Г-н де Брагадин, как и его два друга, окаменели. Г-н Дандоло попросил меня ответить на один вопрос, который он мне задал и который имел отношение только к нему. Он записал вопрос, отдал его мне. Я читаю, я не понимаю ничего ни по существу, ни по форме, но это ничего не значит, нужно ответить. Если вопрос темен для меня до такой степени, что я не могу ничего понять, я тем более не должен ничего понимать и в ответе. Я отвечаю четырьмя стихами в обычных числах, которые он мог бы интерпретировать только сам, показав мне перед тем, что весьма равнодушно относится к этой интерпретации. Г-н Дандоло читает ответы, перечитывает, он удивлен, он все понимает, — это чудо, это уникально, это сокровище небес. Числа — только средство доставки, но в ответе содержится бессмертная мудрость. После этого г-да Дандоло, Барбаро и де Брагадин также задают вопросы из всех областей, мои ответы им кажутся чудесными, я благодарю их и поздравляю себя с овладением вещью, которой до сих пор не имел, но которой найду применение в будущем, видя, что таким образом могу оказаться полезен их Превосходительствам.
Затем они спрашивают у меня все вместе, за какой срок я мог бы научить их этому вычислению. Я отвечаю, что это дело весьма недолгого времени и я готов, несмотря на то, что отшельник сказал, что если я обучу кого-нибудь этому до того, как мне исполнится пятьдесят лет, я скоропостижно умру через три дня. «Я не верю, — сказал я им, — этой угрозе». Г-н де Брагадин сказал очень серьезным тоном, что я должен этому верить, и ни один из них троих с этого момента не осмелится просить меня научить его творить кабалу. Они считают, что поскольку они могут общаться со мной, для них это то же самое, что владеть этим самим. Таким образом я стал Иерофантом для этих троих людей, весьма почтенных и в высшей степени любезных, но не умных, поскольку они все трое поддались тому, что называется химерами науки: они сочли возможным то, что изначально невозможно. Они считали возможным с моей помощью овладеть философским камнем, универсальной медициной, общением с элементарными духами, всеобщим разумом и секретами всех правительств Европы. Они мечтали также о магии, называя этим именем оккультную физику. После того, как они убедились в божественности моей кабалы с помощью вопросов о прошлом, они вознамерились воспользоваться ею, чтобы постоянно консультироваться о настоящем и будущем, и мне нетрудно было их удовлетворять, поскольку я никогда не давал ответа, который не имел бы двух смыслов, из которых один, известный только мне, мог быть понят лишь после совершения события. Моя кабала никогда не делала ошибок. Я понял, наконец, насколько легко было языческим жрецам древности обманывать доверчивый и невежественный мир. Но что меня всегда удивляло, было то, что святые отцы христианства, которые не были так просты и невежественны, как наши евангелисты, полагая невозможным отрицать божественность оракулов, относили их к области дьявола. Они бы так не думали, если бы умели творить кабалу. Мои три друга напоминали святых отцов: наблюдая чудеса моих ответов и не будучи настолько злы, чтобы полагать во мне дьявола, они считали, что мой оракул внушаем мне ангелом.

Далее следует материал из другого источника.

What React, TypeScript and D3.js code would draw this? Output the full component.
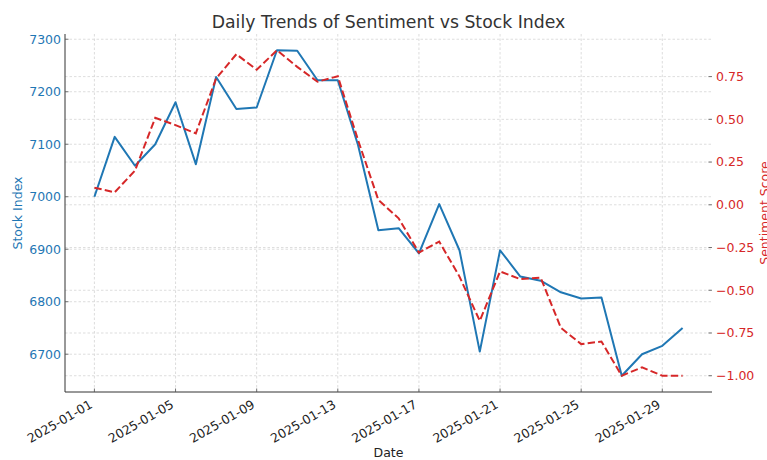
import React, { useRef, useEffect } from 'react';
import * as d3 from 'd3';

const startDate = '2025-01-01';
const stockIndex = [
  7000, 7114, 7059, 7100, 7180, 7062, 7228, 7167, 7170, 7279,
  7278, 7222, 7222, 7098, 6936, 6940, 6892, 6986, 6898, 6705,
  6898, 6848, 6840, 6818, 6806, 6808, 6659, 6700, 6716, 6750,
];
const sentiment = [
  0.1, 0.073, 0.2, 0.509, 0.466, 0.418, 0.739, 0.881, 0.79, 0.904,
  0.807, 0.72, 0.752, 0.378, 0.028, -0.079, -0.28, -0.215, -0.42, -0.679,
  -0.39, -0.435, -0.426, -0.72, -0.815, -0.8, -1.0, -0.951, -1.0, -1.0,
];
const xTickLabels = [
  '2025-01-01', '2025-01-05', '2025-01-09', '2025-01-13',
  '2025-01-17', '2025-01-21', '2025-01-25', '2025-01-29',
];
const stockTicks = [6700, 6800, 6900, 7000, 7100, 7200, 7300];
const sentimentTicks = [-1.0, -0.75, -0.5, -0.25, 0.0, 0.25, 0.5, 0.75];

const BLUE = '#1f77b4';
const RED = '#d62728';
const FONT = 'DejaVu Sans, sans-serif';

const App: React.FC = () => {
  const ref = useRef<SVGSVGElement | null>(null);

  useEffect(() => {
    if (!ref.current) return;
    const width = 767;
    const height = 460;
    const margin = { top: 34, right: 55, bottom: 68, left: 65 };
    const innerW = width - margin.left - margin.right;
    const innerH = height - margin.top - margin.bottom;

    const parse = d3.utcParse('%Y-%m-%d');
    const start = parse(startDate) as Date;
    const dates = stockIndex.map((_, i) => d3.utcDay.offset(start, i));

    const svg = d3.select(ref.current);
    svg.selectAll('*').remove();
    svg.attr('width', width).attr('height', height).style('font-family', FONT);

    const g = svg.append('g').attr('transform', `translate(${margin.left},${margin.top})`);

    // 5% padding like matplotlib
    const xExt = d3.extent(dates) as [Date, Date];
    const span = +xExt[1] - +xExt[0];
    const x = d3
      .scaleUtc()
      .domain([new Date(+xExt[0] - span * 0.05), new Date(+xExt[1] + span * 0.05)])
      .range([0, innerW]);

    const sExt = d3.extent(stockIndex) as [number, number];
    const sPad = (sExt[1] - sExt[0]) * 0.05;
    const yL = d3.scaleLinear().domain([sExt[0] - sPad, sExt[1] + sPad]).range([innerH, 0]);

    const rExt = d3.extent(sentiment) as [number, number];
    const rPad = (rExt[1] - rExt[0]) * 0.05;
    const yR = d3.scaleLinear().domain([rExt[0] - rPad, rExt[1] + rPad]).range([innerH, 0]);

    const xTicks = xTickLabels.map((d) => parse(d) as Date);

    // grids
    const grid = g.append('g').attr('stroke', '#d4d4d4').attr('stroke-width', 0.8).attr('stroke-dasharray', '2.5,2');
    grid.selectAll('.vx').data(xTicks).enter().append('line')
      .attr('x1', (d) => x(d)).attr('x2', (d) => x(d)).attr('y1', 0).attr('y2', innerH);
    grid.selectAll('.hl').data(stockTicks).enter().append('line')
      .attr('x1', 0).attr('x2', innerW).attr('y1', (d) => yL(d)).attr('y2', (d) => yL(d));
    grid.selectAll('.hr').data(sentimentTicks).enter().append('line')
      .attr('x1', 0).attr('x2', innerW).attr('y1', (d) => yR(d)).attr('y2', (d) => yR(d));

    // lines
    const stockLine = d3.line<number>().x((_, i) => x(dates[i])).y((d) => yL(d));
    const sentLine = d3.line<number>().x((_, i) => x(dates[i])).y((d) => yR(d));

    g.append('path').datum(stockIndex).attr('d', stockLine)
      .attr('fill', 'none').attr('stroke', BLUE).attr('stroke-width', 2).attr('stroke-linejoin', 'round');
    g.append('path').datum(sentiment).attr('d', sentLine)
      .attr('fill', 'none').attr('stroke', RED).attr('stroke-width', 2)
      .attr('stroke-dasharray', '7.4,3.2');

    // spines
    g.append('line').attr('x1', 0).attr('x2', 0).attr('y1', 0).attr('y2', innerH)
      .attr('stroke', '#333').attr('stroke-width', 1);
    g.append('line').attr('x1', 0).attr('x2', innerW).attr('y1', innerH).attr('y2', innerH)
      .attr('stroke', '#333').attr('stroke-width', 1);

    // left axis
    const left = g.append('g');
    stockTicks.forEach((t) => {
      left.append('line').attr('x1', 0).attr('x2', 3.5).attr('y1', yL(t)).attr('y2', yL(t))
        .attr('stroke', '#555').attr('stroke-width', 0.8);
      left.append('text').attr('x', -4).attr('y', yL(t)).attr('dy', '0.35em')
        .attr('text-anchor', 'end').attr('fill', BLUE).attr('font-size', 12.5).text(d3.format('d')(t));
    });

    // right axis
    const right = g.append('g');
    const fmtR = d3.format('.2f');
    sentimentTicks.forEach((t) => {
      right.append('line').attr('x1', innerW - 3.5).attr('x2', innerW).attr('y1', yR(t)).attr('y2', yR(t))
        .attr('stroke', '#555').attr('stroke-width', 0.8);
      right.append('text').attr('x', innerW + 4).attr('y', yR(t)).attr('dy', '0.35em')
        .attr('text-anchor', 'start').attr('fill', RED).attr('font-size', 12.5).text(fmtR(t));
    });

    // bottom axis
    const bottom = g.append('g');
    xTicks.forEach((t, i) => {
      bottom.append('line').attr('x1', x(t)).attr('x2', x(t)).attr('y1', innerH - 3.5).attr('y2', innerH)
        .attr('stroke', '#555').attr('stroke-width', 0.8);
      bottom.append('text')
        .attr('transform', `translate(${x(t) - 1},${innerH + 15}) rotate(-30)`)
        .attr('text-anchor', 'end').attr('fill', '#222').attr('font-size', 12.5).text(xTickLabels[i]);
    });

    // labels
    svg.append('text').attr('x', margin.left + innerW / 2).attr('y', 28)
      .attr('text-anchor', 'middle').attr('fill', '#333').attr('font-size', 17.3)
      .text('Daily Trends of Sentiment vs Stock Index');
    svg.append('text').attr('x', margin.left + innerW / 2).attr('y', 457)
      .attr('text-anchor', 'middle').attr('fill', '#222').attr('font-size', 12.5).text('Date');
    svg.append('text')
      .attr('transform', `translate(22,${margin.top + innerH / 2}) rotate(-90)`)
      .attr('text-anchor', 'middle').attr('fill', BLUE).attr('font-size', 12.5).text('Stock Index');
    svg.append('text')
      .attr('transform', `translate(769,${margin.top + innerH / 2}) rotate(-90)`)
      .attr('text-anchor', 'middle').attr('fill', RED).attr('font-size', 12.5).text('Sentiment Score');
  }, []);

  return (
    <div style={{ position: 'absolute', left: 0, top: 0 }}>
      <svg ref={ref}></svg>
    </div>
  );
};

export default App;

Эти три сеньора были не только правоверными христианами, но набожными и скрупулезными в соблюдении обрядов: они все трое были холостыми и стали врагами женщин, после того, как познали их. Это было, по их мнению, непременным условием, которое ставили элементарные духи для тех, кто хотел с ними общаться. Одно исключало другое.
Что мне казалось странным при начале моего знакомства с этими тремя патрициями, это что они обладали в высокой степени тем, что называют разумом. Но разум, полный предрассудков, соображает плохо, а необходимо, чтобы он соображал хорошо. Я часто смеялся про себя, слушая их рассуждения по поводу тайн нашей религии, издеваясь над теми, кто со своими ограниченными интеллектуальными возможностями пытается познать эти непостижимые тайны. Воплощенное слово — маленькая шалость для Бога, и воскрешение это такая малость, что оно не казалось им чудесным, поскольку тело — это аксессуар, и Бог не может умереть, а Иисус Христос должен был натуральным образом воскреснуть. Для тех, кто изучает Евхаристию, пресуществление, преобразование одной сущности в другую — это все, что они видят (как две части силлогизма). Все восемь дней они ходили на исповедь[35]
, совершенно не затрудняя своих исповедников, которых полагали невеждами. Они не считали себя обязанными отчитываться перед ними в том, что они полагали грехом, и считали себя в этом правыми.